▸ DIRECTIONS FOR THIS TASK
Write out the listing below exactly, and omit any images you find in it.

▸ DATASET EXTRACT
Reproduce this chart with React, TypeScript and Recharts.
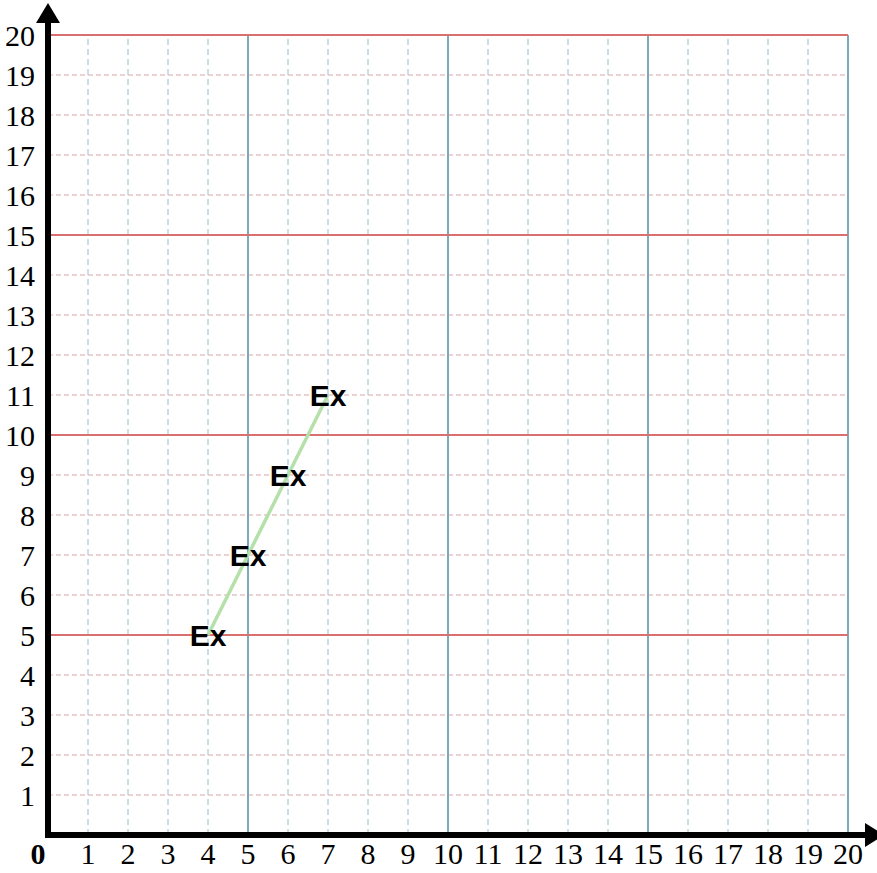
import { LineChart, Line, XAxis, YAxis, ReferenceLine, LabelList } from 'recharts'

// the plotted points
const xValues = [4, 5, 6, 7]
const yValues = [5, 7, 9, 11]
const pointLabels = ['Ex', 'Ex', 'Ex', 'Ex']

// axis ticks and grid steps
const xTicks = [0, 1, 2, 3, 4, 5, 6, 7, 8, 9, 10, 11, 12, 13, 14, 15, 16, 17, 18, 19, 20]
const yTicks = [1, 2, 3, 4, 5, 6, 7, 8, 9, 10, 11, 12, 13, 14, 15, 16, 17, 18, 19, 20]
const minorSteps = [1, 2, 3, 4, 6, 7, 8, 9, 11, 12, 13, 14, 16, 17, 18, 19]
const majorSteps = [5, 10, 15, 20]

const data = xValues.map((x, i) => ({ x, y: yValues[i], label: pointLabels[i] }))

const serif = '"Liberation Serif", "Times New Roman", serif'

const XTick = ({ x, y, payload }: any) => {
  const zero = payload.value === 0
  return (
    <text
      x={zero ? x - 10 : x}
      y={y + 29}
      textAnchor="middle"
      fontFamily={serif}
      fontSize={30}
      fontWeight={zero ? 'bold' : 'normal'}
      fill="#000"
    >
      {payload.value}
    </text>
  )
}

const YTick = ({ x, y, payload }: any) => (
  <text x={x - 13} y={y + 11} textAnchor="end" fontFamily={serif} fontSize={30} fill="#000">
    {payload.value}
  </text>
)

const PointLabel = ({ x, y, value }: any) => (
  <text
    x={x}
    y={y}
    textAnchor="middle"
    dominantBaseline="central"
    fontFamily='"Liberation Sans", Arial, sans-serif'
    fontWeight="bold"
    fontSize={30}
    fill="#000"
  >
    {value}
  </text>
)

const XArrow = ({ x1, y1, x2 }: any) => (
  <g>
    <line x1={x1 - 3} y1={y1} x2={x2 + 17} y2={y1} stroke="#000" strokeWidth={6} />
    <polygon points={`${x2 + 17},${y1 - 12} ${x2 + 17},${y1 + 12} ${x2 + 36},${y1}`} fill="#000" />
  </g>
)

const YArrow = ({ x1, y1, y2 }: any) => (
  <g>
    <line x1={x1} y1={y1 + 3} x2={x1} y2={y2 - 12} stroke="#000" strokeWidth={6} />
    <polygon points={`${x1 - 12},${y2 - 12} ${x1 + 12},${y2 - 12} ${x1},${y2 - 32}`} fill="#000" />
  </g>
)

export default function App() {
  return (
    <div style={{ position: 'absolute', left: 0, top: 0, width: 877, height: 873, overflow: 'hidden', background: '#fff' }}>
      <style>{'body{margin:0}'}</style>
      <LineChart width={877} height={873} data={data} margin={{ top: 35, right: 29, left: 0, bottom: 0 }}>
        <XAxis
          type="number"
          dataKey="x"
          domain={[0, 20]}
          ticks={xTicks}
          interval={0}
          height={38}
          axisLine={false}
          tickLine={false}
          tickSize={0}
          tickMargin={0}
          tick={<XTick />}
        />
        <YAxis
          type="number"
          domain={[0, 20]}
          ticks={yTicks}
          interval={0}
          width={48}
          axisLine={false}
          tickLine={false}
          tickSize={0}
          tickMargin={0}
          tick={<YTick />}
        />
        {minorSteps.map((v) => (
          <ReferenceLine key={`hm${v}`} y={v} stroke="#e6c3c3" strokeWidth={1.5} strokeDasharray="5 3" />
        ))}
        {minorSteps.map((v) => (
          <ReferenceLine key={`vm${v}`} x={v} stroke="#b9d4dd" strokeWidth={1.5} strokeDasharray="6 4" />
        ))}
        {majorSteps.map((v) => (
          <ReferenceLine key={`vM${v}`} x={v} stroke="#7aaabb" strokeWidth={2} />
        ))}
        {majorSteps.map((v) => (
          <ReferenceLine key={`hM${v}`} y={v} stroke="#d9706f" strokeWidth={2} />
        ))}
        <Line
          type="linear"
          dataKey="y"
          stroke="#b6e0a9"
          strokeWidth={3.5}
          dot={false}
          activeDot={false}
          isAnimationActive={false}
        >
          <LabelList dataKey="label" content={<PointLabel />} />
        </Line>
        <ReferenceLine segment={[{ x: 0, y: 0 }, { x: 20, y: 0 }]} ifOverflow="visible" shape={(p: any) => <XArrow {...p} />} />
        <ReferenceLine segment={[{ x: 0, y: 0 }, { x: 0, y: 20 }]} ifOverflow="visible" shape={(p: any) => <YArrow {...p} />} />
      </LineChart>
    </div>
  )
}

▸ FULL SOLUTION
Reproduce this chart with React, TypeScript and Recharts.
import { LineChart, Line, XAxis, YAxis, ReferenceLine, LabelList } from 'recharts'

// the plotted points
const xValues = [4, 5, 6, 7]
const yValues = [5, 7, 9, 11]
const pointLabels = ['Ex', 'Ex', 'Ex', 'Ex']

// axis ticks and grid steps
const xTicks = [0, 1, 2, 3, 4, 5, 6, 7, 8, 9, 10, 11, 12, 13, 14, 15, 16, 17, 18, 19, 20]
const yTicks = [1, 2, 3, 4, 5, 6, 7, 8, 9, 10, 11, 12, 13, 14, 15, 16, 17, 18, 19, 20]
const minorSteps = [1, 2, 3, 4, 6, 7, 8, 9, 11, 12, 13, 14, 16, 17, 18, 19]
const majorSteps = [5, 10, 15, 20]

const data = xValues.map((x, i) => ({ x, y: yValues[i], label: pointLabels[i] }))

const serif = '"Liberation Serif", "Times New Roman", serif'

const XTick = ({ x, y, payload }: any) => {
  const zero = payload.value === 0
  return (
    <text
      x={zero ? x - 10 : x}
      y={y + 29}
      textAnchor="middle"
      fontFamily={serif}
      fontSize={30}
      fontWeight={zero ? 'bold' : 'normal'}
      fill="#000"
    >
      {payload.value}
    </text>
  )
}

const YTick = ({ x, y, payload }: any) => (
  <text x={x - 13} y={y + 11} textAnchor="end" fontFamily={serif} fontSize={30} fill="#000">
    {payload.value}
  </text>
)

const PointLabel = ({ x, y, value }: any) => (
  <text
    x={x}
    y={y}
    textAnchor="middle"
    dominantBaseline="central"
    fontFamily='"Liberation Sans", Arial, sans-serif'
    fontWeight="bold"
    fontSize={30}
    fill="#000"
  >
    {value}
  </text>
)

const XArrow = ({ x1, y1, x2 }: any) => (
  <g>
    <line x1={x1 - 3} y1={y1} x2={x2 + 17} y2={y1} stroke="#000" strokeWidth={6} />
    <polygon points={`${x2 + 17},${y1 - 12} ${x2 + 17},${y1 + 12} ${x2 + 36},${y1}`} fill="#000" />
  </g>
)

const YArrow = ({ x1, y1, y2 }: any) => (
  <g>
    <line x1={x1} y1={y1 + 3} x2={x1} y2={y2 - 12} stroke="#000" strokeWidth={6} />
    <polygon points={`${x1 - 12},${y2 - 12} ${x1 + 12},${y2 - 12} ${x1},${y2 - 32}`} fill="#000" />
  </g>
)

export default function App() {
  return (
    <div style={{ position: 'absolute', left: 0, top: 0, width: 877, height: 873, overflow: 'hidden', background: '#fff' }}>
      <style>{'body{margin:0}'}</style>
      <LineChart width={877} height={873} data={data} margin={{ top: 35, right: 29, left: 0, bottom: 0 }}>
        <XAxis
          type="number"
          dataKey="x"
          domain={[0, 20]}
          ticks={xTicks}
          interval={0}
          height={38}
          axisLine={false}
          tickLine={false}
          tickSize={0}
          tickMargin={0}
          tick={<XTick />}
        />
        <YAxis
          type="number"
          domain={[0, 20]}
          ticks={yTicks}
          interval={0}
          width={48}
          axisLine={false}
          tickLine={false}
          tickSize={0}
          tickMargin={0}
          tick={<YTick />}
        />
        {minorSteps.map((v) => (
          <ReferenceLine key={`hm${v}`} y={v} stroke="#e6c3c3" strokeWidth={1.5} strokeDasharray="5 3" />
        ))}
        {minorSteps.map((v) => (
          <ReferenceLine key={`vm${v}`} x={v} stroke="#b9d4dd" strokeWidth={1.5} strokeDasharray="6 4" />
        ))}
        {majorSteps.map((v) => (
          <ReferenceLine key={`vM${v}`} x={v} stroke="#7aaabb" strokeWidth={2} />
        ))}
        {majorSteps.map((v) => (
          <ReferenceLine key={`hM${v}`} y={v} stroke="#d9706f" strokeWidth={2} />
        ))}
        <Line
          type="linear"
          dataKey="y"
          stroke="#b6e0a9"
          strokeWidth={3.5}
          dot={false}
          activeDot={false}
          isAnimationActive={false}
        >
          <LabelList dataKey="label" content={<PointLabel />} />
        </Line>
        <ReferenceLine segment={[{ x: 0, y: 0 }, { x: 20, y: 0 }]} ifOverflow="visible" shape={(p: any) => <XArrow {...p} />} />
        <ReferenceLine segment={[{ x: 0, y: 0 }, { x: 0, y: 20 }]} ifOverflow="visible" shape={(p: any) => <YArrow {...p} />} />
      </LineChart>
    </div>
  )
}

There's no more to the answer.